Polyglot persistence for big-data analysis: an introduction

During last years I had to develop projects containing up to hundred of million of objects. Now I need to move ahead and scale up to several billions of objects, reaching the limit of “big-data” definition. The common implementation of relational model which I always used isn’t enough anymore.

We know that a standard single-machine instance of MySQL (which all web developers have used at least once) show its limit over the 100 millions of rows. I need to scale horizontally and also need most specific features to easily manage a huge amount of data.

This is not a limit of relational model. Other implementations (like PostgreSQL or Oracle) can easily scale over that limit. Unfortunately many operations you usually do on data (like joins and set operations) aren’t so fast to run with billion of records. I need something else.

So called “NoSQL databases” offer you more data model (document-oriented, columnar, key-value, graph and more) where you can store your data in an more efficient way. They also offer features like sharding, replication, caching and indexing out of the box.

I’m not a NoSQL expert so I can’t advise you if choose a DBMS instead of another is a good choice or not. I’m entering this world just now like many other developers but I think that polyglot persistence is the future.

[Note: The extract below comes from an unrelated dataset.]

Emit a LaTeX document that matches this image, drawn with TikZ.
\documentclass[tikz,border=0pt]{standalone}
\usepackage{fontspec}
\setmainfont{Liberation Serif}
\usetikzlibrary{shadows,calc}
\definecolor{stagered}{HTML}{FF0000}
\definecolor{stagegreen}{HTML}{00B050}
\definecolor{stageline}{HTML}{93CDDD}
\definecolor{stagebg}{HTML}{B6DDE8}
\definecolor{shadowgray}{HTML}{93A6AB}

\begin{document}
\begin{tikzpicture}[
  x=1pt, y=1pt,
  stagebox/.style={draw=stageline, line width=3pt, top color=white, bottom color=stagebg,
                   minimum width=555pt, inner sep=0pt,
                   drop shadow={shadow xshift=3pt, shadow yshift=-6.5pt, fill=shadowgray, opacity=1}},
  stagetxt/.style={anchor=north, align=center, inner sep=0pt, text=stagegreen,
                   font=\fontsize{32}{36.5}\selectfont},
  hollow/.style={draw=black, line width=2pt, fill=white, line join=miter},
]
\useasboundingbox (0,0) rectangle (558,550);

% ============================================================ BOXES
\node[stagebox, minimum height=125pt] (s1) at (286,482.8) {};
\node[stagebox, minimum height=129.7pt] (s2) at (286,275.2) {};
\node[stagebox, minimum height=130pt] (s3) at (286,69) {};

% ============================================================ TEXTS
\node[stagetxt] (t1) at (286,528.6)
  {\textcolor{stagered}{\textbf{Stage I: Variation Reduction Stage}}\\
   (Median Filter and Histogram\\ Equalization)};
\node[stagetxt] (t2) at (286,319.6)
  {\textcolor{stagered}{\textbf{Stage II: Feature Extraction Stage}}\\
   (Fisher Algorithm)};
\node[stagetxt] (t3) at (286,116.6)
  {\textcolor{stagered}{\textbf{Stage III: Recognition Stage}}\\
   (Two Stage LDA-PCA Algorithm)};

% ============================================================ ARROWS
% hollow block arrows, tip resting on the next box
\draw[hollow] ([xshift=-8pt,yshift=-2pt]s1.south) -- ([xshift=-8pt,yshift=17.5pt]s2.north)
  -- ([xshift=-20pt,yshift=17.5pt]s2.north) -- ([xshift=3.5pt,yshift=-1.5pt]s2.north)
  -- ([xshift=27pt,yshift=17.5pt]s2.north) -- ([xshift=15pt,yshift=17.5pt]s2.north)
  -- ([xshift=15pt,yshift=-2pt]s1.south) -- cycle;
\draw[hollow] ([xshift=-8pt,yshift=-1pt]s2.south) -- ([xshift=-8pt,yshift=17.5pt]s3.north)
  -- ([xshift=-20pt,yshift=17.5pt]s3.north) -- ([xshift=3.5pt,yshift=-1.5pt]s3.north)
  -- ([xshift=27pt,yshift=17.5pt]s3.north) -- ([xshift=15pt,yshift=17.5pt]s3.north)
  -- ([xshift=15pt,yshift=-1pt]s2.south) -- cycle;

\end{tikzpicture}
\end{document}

Store your data using more than one DBMS to fit your requirements and take advantage of features of each one is a smart choice.

Big-data and polyglot persistence are interesting topics. I found some interest books about these topics. They can be a high quality introduction.

Seven Databases in Seven Weeks
by Eric Redmond and Jim R. Wilson

Contains an overview about different kinds of data model with real-world example for each one: PostgreSQL (RDBMS), Riak and Redis (Key-Value), HBase (Column-oriented), MongoDB and CouchDB (Document-oriented) and Neo4j (Graph).

NoSQL Distilled
by Pramod J.Sadalage and Martin Fowler

Similarly to the previous one this book starts with overview about the NoSQL world. The first part analyze how different softwares implement key-features: data-modeling, distribution (to scaling horizontally) and replication (to keep if safe and analyzable) of data.

The second part focus on each different typology of DBMS and analyze how they implement concepts exposed in previous part.

Big Data Glossary
by Pete Warden

Big data is more that persistence. There are many other operations you can do on your data and many way to analyze results. If you aren’t familiar with concepts like MapReduce, Natural Language Processing and Machine Learning this book explain you the basics.

First 5 chapters are about storing big-data, other 6 chapters are about processing and refining data with focus on high-specific topics.